Economics 101

Chapter Eight - Keynes vs. Hayek

Section 8 of 12


CHAPTER EIGHT

Keynes vs. Hayek


AFTER THE GREAT Depression wrecked the world economy, the faith in markets didn’t just slip. It snapped.

People were starving. Banks were dead. Governments were panicking.
And for the first time in modern history, the question wasn’t what went wrong, it was who should fix it.

Two men answered.
And they didn’t agree on a damn thing.

British, bold, and brilliant, John Maynard Keynes looked at the wreckage and said:
Markets aren’t gods. They’re animals. And right now, they’re panicking.

His theory was simple, almost blasphemous:

When the economy crashes, the government must spend.

Not later, now.
Not cautiously, aggressively.

Stimulus. Jobs programs. Infrastructure. Direct hiring.
Let the state flood the system with demand and kick-start the engine again.

Because if everyone’s scared to spend, then no one does and the system freezes.
The cure? Spend anyway.

He called it counter-cyclical policy.
We call it stimulus.

To Keynes, debt didn’t matter as much during a downturn.
What mattered was getting people working, moving, and buying.

The government wasn’t the problem.
It was the lifeboat.

Austrian, austere, and deeply suspicious of power, Friedrich Hayek looked at the same wreckage and said:
Intervention is the disease, not the cure.

To him, markets were self-correcting organisms.
Pain was part of the healing.

Letting governments interfere? That wasn’t economics, it was a slippery slope to tyranny.

Hayek believed the free market, no matter how chaotic, was better than any top-down control.
Prices, wages, and supply chains would adjust if you let them.

But if the state started picking winners, funding bailouts, and printing money?

You’d end up with inflation, dependency, and a bloated central authority with too much power over your life.

He didn’t want to save the market.
He wanted to protect it from government itself.

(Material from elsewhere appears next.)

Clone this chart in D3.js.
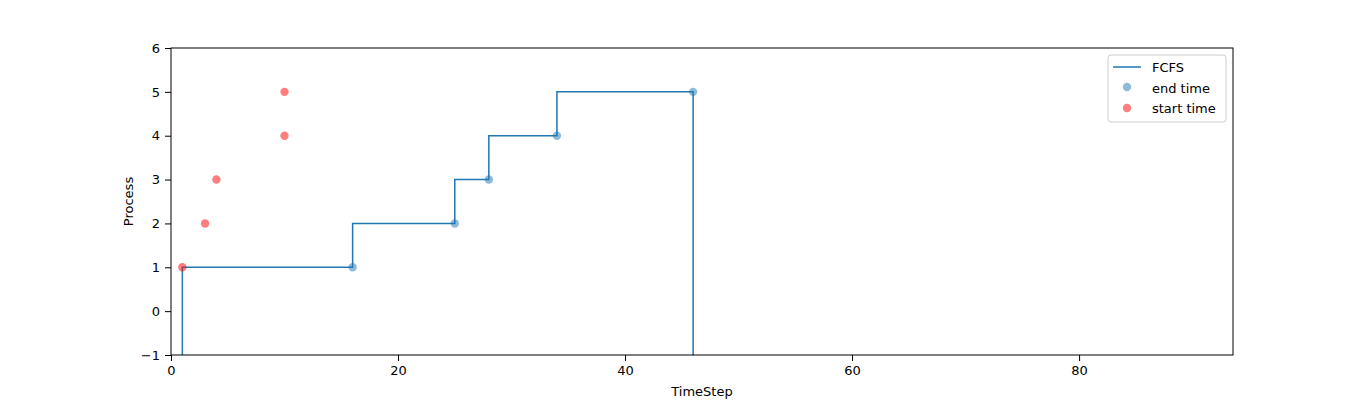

Keynes believed in steering the ship.
Hayek believed in letting the storm pass.

Keynes trusted experts and math.
Hayek trusted liberty and limits.

To this day, nearly every economic policy is haunted by this debate.

Do we intervene when things get rough?
Or do we hold the line and suffer through?

Stimulus or austerity.
Welfare or discipline.
Safety net or sink-or-swim.

The truth?

Most governments do both, depending on the weather and who’s in charge.

But the scars of that original debate still shape everything. From how budgets are built to how recessions are managed to how people feel about taxes, handouts, and debt.